Semantics of opt_level in relay and across the TVM stack

ramana-arm · November 6, 2019, 12:25am

What kind of optimizations can a user expect with various opt_levels by default in TVM ? It would be good to document this clearly so that we have an understanding of whether opt_levels in TVM match up to folks who could think of this like -O1, -O2, -O3 and -O0 in static compiler land?

A lot of the developer documentation is around adding a new pass to relay and alludes to this here but I don’t see anything obvious about what optimizations are turned on at level 2 for instance. Should this be documented ?

jroesch · November 7, 2019, 11:13pm

Hi Ramana,

Originally the idea was to have an O-level system similar to traditional compilers but I personally have begun to believe this design doesn’t work very well. My 2c is in traditional compilers O-levels are a rough compile time to compiled performance trade-off with each set of optimizations being designed to work well together. There are many optimizations which are left out of the opt system and explicitly enabled with -f or some similar flag.

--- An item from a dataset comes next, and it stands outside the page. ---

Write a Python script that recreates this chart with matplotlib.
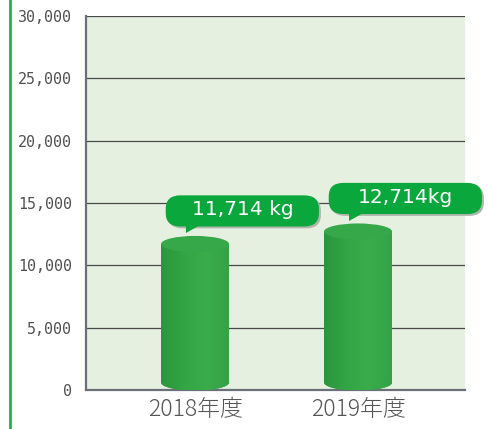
import matplotlib
matplotlib.use("Agg")
import matplotlib.pyplot as plt
from matplotlib.patches import Ellipse, Rectangle, FancyBboxPatch, Polygon
from matplotlib.lines import Line2D
from matplotlib.colors import LinearSegmentedColormap
import numpy as np

# data
years = ["2018年度", "2019年度"]
values = [11714, 12714]
labels = ["11,714 kg", "12,714kg"]
yticks = [0, 5000, 10000, 15000, 20000, 25000, 30000]

plt.rcParams['font.family'] = ['Noto Sans CJK JP', 'DejaVu Sans']

fig = plt.figure(figsize=(4.89, 4.29), dpi=100)
ax = fig.add_axes([86/489, 39/429, 379/489, 374/429])
ax.set_facecolor('#e5f0e0')
ax.set_xlim(-0.669, 1.656)
ax.set_ylim(0, 30000)

for y in yticks[1:]:
    ax.axhline(y, color='#4a4a4a', lw=0.9, zorder=1)

ax.set_yticks(yticks)
ax.set_yticklabels([f"{v:,}" for v in yticks], family='DejaVu Sans Mono', fontsize=10.8, color='#505050')
ax.set_xticks(range(len(years)))
ax.set_xticklabels(years, fontsize=16.5, color='#555555', fontweight=300)
ax.tick_params(length=0)
ax.tick_params(axis='y', pad=10)
ax.tick_params(axis='x', pad=5)
for s in ['top', 'right']:
    ax.spines[s].set_visible(False)
for s in ['left', 'bottom']:
    ax.spines[s].set_color('#6b7078')
    ax.spines[s].set_linewidth(1.6)

bw = 0.417
eh = 1290
base = 600
grad = np.linspace(0, 1, 64).reshape(1, -1)
cmap = LinearSegmentedColormap.from_list('g', ['#2a963c', '#33a545', '#3aac4b', '#34a346'])

for i, v in enumerate(values):
    x0 = i - bw/2
    be = Ellipse((i, base), bw, eh, fc='#35a547', ec='none', zorder=3)
    ax.add_patch(be)
    body = Rectangle((x0, base), bw, v - base, fc='none', ec='none', zorder=3)
    ax.add_patch(body)
    im = ax.imshow(grad, extent=(x0, x0 + bw, base, v), aspect='auto', cmap=cmap, zorder=3)
    im.set_clip_path(body)
    im2 = ax.imshow(grad, extent=(x0, x0 + bw, base - eh/2, base + eh/2), aspect='auto', cmap=cmap, zorder=3)
    im2.set_clip_path(be)
    te = Ellipse((i, v), bw, eh, fc='#37a849', ec='none', zorder=4)
    ax.add_patch(te)

    # callout
    bl, br = i - 0.18, i + 0.76
    bb, bt = v + 1400, v + 3900
    sh = FancyBboxPatch((bl + 0.012, bb - 150), br - bl, bt - bb,
                        boxstyle='round,pad=0,rounding_size=0.09', mutation_aspect=12000,
                        fc='#b0b6ae', ec='none', zorder=5, clip_on=False)
    ax.add_patch(sh)
    box = FancyBboxPatch((bl, bb), br - bl, bt - bb,
                         boxstyle='round,pad=0,rounding_size=0.09', mutation_aspect=12000,
                         fc='#0aa83c', ec='none', zorder=6, clip_on=False)
    ax.add_patch(box)
    tail = Polygon([(i - 0.055, v + 880), (i - 0.055, bb + 200), (i + 0.04, bb + 200)],
                   closed=True, fc='#0aa83c', ec='none', zorder=6, clip_on=False)
    ax.add_patch(tail)
    ax.text((bl + br) / 2, (bb + bt) / 2 + 80, labels[i], ha='center', va='center',
            fontsize=14.5, color='white', family='DejaVu Sans', zorder=7)

fig.add_artist(Line2D([10/489, 10/489], [0, 1], color='#22b14c', lw=2))

fig.savefig('out.png', dpi=100)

In the ML compiler world the flows are often custom and many optimizations should never be enabled implicitly by bumping the O-level, unfortunately people have begun somewhat arbitrarily setting O-levels and turning on-and-off rare-opts with high-O levels. I’m personally in favor of removing O-levels directly from passes and if people still desire such functionality having an explicit white-list approach which allows people to read which optimizations are turned on at each level in one stop.

Happy to chat more if you would like to work on a new design.

ramana-arm · November 21, 2019, 10:37am

Hi Jared,

Thanks for that perspective. My background is in traditional compilers and I agree that the O-levels are a trade off between compile time / compiled performance / code size trade / IEEE compliance (-Ofast). Further to that, they do provide ease of use with a simple expectation that people are used to from a compiler or a compiler driver and they provide an easy mechanism for folks to test conveniently what the compiler does or doesn’t do and to expect a reasonable level of performance. I’ve always viewed the -f(option) not enabled as part of a standard -O or -W option as really a bit of a cop-out to help with some point fixes but equally I’ve observed they are most at risk of bit-rotting if they aren’t used heavily enough. Not only that , there are other heuristics that you can play with using the --param option.

To my mind trying to reason about a well defined set of criteria for -O levels to me sounds useful enough to consider. Given the combinatorial explosion of frameworks x targets, we do have an issue in terms of making things simpler, thus a taxonomy of understanding -O<levels> is probably useful to maybe even consider different passes for different frameworks.

regards Ramana